Even though Chau’s body was spotted on the island, police to date have been unable to access it for autopsy and burial. Deepak Yadav, a police official on the island chain in the Bay of Bengal, confirmed that a limited investigation is underway. “He tried to reach the Sentinel island on November 14 but could not make it,” said Yadav. “He was attacked by arrows but he continued walking. The fishermen saw the tribals tying a rope around his neck and dragging his body,” he added.
While Chau’s family and friends are desperate to have him home so they can give him a Christian burial, Dependra Pathak, the Andaman Director General of Police, explained why the body still hasn’t been retrieved. “His body has not yet been retrieved because we have to strategize keeping in mind the nuances and sensitivity of other cultures,” he said. “We are working on that, and are in contact with anthropologists and tribal welfare experts. We will figure out some strategy.”

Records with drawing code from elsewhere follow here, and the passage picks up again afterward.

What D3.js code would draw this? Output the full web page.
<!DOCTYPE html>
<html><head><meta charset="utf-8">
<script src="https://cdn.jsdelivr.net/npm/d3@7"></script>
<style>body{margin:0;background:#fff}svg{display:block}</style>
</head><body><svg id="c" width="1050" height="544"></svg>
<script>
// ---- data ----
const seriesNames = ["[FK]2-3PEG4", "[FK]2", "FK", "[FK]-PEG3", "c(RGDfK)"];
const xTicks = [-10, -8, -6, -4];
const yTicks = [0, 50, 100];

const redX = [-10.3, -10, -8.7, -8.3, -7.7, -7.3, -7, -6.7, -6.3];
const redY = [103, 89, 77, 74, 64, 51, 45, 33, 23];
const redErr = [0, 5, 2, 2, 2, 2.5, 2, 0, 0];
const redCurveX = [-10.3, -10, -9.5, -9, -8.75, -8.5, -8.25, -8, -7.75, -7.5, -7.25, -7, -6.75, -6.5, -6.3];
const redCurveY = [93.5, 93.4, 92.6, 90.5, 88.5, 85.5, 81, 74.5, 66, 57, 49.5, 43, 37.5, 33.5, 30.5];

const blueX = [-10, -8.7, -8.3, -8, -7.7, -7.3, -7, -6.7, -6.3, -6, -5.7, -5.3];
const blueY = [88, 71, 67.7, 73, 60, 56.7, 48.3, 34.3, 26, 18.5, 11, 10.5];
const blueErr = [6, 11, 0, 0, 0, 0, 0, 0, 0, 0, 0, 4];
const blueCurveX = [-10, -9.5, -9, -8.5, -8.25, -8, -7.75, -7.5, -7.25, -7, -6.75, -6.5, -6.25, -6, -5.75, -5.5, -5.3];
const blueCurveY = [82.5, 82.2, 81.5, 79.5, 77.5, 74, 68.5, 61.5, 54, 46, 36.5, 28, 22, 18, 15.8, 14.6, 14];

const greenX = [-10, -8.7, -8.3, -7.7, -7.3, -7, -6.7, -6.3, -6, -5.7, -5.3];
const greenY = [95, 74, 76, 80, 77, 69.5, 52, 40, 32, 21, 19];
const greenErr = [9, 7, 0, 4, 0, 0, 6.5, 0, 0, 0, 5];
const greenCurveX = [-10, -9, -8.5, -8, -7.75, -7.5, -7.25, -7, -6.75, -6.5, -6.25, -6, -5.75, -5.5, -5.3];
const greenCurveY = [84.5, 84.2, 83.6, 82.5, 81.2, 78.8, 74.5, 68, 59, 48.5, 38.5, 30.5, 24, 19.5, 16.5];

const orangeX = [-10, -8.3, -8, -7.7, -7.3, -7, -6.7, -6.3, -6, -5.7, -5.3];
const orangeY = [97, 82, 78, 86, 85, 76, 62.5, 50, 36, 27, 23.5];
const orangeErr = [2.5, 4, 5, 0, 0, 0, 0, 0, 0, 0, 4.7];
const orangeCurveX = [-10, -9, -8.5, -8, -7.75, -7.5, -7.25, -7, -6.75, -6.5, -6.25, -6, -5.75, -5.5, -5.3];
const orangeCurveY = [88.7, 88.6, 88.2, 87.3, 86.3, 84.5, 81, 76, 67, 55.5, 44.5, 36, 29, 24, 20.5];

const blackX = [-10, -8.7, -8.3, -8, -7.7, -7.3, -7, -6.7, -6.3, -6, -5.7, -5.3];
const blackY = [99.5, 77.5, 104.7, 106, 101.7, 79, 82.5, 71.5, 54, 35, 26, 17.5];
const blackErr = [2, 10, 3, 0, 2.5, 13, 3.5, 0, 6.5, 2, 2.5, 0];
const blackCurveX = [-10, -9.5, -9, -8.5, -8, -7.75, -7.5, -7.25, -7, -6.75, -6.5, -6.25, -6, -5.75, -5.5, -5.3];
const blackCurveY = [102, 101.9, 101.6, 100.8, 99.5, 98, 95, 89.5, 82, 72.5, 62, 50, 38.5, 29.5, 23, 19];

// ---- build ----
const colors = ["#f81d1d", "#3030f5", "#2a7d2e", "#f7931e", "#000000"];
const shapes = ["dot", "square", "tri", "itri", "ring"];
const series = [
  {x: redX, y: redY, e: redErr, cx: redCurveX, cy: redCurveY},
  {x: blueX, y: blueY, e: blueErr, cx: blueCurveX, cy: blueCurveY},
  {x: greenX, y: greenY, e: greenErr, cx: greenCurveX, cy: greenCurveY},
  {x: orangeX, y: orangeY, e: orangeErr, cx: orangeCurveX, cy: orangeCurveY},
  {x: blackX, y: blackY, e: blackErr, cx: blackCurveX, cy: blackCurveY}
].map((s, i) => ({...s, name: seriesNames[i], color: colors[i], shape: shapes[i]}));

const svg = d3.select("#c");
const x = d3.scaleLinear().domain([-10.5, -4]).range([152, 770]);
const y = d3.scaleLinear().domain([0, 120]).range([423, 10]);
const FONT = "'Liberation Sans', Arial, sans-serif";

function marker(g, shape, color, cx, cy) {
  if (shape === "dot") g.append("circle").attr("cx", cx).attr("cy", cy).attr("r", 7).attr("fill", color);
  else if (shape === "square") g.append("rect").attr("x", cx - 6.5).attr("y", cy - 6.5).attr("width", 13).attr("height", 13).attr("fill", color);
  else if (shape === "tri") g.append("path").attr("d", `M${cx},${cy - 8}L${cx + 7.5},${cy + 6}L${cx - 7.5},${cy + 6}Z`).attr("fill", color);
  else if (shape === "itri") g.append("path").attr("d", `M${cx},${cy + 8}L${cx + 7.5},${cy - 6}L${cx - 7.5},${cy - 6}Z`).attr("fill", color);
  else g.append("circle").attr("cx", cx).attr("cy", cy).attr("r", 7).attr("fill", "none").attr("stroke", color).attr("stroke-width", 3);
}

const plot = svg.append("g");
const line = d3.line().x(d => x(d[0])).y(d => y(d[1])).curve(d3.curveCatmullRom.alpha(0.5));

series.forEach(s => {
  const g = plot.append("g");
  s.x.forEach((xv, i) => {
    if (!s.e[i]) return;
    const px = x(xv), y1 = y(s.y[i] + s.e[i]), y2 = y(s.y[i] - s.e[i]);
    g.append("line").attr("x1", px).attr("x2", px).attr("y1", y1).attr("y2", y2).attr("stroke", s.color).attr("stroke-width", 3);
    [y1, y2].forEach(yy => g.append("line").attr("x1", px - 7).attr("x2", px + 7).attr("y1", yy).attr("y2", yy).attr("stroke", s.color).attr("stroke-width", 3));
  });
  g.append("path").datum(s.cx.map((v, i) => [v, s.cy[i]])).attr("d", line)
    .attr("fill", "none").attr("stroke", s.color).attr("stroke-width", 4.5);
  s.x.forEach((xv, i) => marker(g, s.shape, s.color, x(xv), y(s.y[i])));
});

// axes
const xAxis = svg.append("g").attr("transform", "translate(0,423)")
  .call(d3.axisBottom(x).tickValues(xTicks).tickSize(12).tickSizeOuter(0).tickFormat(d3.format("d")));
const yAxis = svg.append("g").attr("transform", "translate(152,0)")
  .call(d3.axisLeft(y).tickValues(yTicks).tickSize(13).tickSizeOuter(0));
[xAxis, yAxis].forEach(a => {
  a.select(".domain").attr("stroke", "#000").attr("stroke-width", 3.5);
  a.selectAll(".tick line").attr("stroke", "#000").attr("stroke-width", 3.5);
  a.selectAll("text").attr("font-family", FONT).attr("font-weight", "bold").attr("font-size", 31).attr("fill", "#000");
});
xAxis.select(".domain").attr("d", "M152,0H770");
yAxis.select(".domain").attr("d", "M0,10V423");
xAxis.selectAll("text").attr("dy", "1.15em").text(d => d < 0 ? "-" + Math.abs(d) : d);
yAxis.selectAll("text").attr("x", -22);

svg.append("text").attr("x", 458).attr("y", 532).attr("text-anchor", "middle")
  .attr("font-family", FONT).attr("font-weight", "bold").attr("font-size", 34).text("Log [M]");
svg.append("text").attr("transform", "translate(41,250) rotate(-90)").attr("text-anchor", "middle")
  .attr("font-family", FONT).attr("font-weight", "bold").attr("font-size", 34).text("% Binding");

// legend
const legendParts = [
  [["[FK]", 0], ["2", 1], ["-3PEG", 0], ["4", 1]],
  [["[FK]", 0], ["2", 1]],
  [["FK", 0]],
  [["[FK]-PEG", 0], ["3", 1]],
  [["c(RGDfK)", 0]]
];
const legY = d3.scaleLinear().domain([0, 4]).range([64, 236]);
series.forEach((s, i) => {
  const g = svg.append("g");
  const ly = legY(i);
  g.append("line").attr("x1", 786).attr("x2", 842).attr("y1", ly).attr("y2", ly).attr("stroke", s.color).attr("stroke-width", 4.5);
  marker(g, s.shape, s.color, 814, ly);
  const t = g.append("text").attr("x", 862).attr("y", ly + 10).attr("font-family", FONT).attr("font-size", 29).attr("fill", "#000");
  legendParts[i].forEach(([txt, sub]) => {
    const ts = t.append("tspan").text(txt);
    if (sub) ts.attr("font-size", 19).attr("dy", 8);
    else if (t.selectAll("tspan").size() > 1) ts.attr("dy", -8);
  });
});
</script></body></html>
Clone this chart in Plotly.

The Outbound Collective is an organization promoting world travel and adventure around the globe. Back in 2014, when Chau was involved with them, he spoke about what was on his “must-do adventure list” at the time. He noted that his top priority was “Going back to the Andaman and Nicobar Islands in India is on the top – there’s so much to see and do there!” He also revealed his motto on life which was to: “Make the most of every good opportunity today because you don’t know what’s going to happen tomorrow!”
Survival International is a London-based organization that campaigns to protect and assist indigenous tribes who want to be left alone. While the group’s international director Stephen Corry said, ‘This tragedy should never have been allowed to happen. The Indian authorities should have been enforcing the protection of the Sentinelese and their island for the safety of both the tribe and outsiders.” He also noted that the Sentinelese are a tribe who don’t want outside interference. “The Sentinelese have shown again and again that they want to be left alone, and their wishes should be respected,” he said.
The Sentinelese have never hidden their desire to be left alone by outsiders, and have shown aggressive behavior to visitors in the past. Back in 1974, a film crew who went to film the islanders were greeted with a hail of arrows and never made it to the island. Then, in 2006, two Indian fishermen who had moored their boats near to the island were killed when their vessels drifted to the shore of the island.
These days, the island is totally out of bounds for Indians and tourists alike. While the Islanders are only thought to be around 150-strong, the Indian government has abandoned plans to make meaningful contact with the Sentinelese, noting that they have been secluded on that island for the best part of 55,000 years. While Chau’s intentions may have been noble, he was foolhardy to attempt to try to make contact with the remote Islanders.
According to Corry, the British colonial occupation of the Andaman Islands “decimated the tribes living there, wiping out thousands of tribespeople, and only a fraction of the original population now survive.” For that matter, said Corry, “The Sentinelese fear of outsiders is very understandable.” Many feel that Chau’s mission visit to the island was unwarranted and a mistake.
Protect the Tribe
“Tribes like the Sentinelese face catastrophe unless their land is protected,” said Corry. “I hope this tragedy acts as a wake-up call to the Indian authorities to avert another disaster and properly protect the lands of both the Sentinelese and the other Andaman tribes, from further invaders.” For now, the relevant authorities in India are doing what they can to locate the body of John Chau, as his family awaits his return for burial as soon as possible.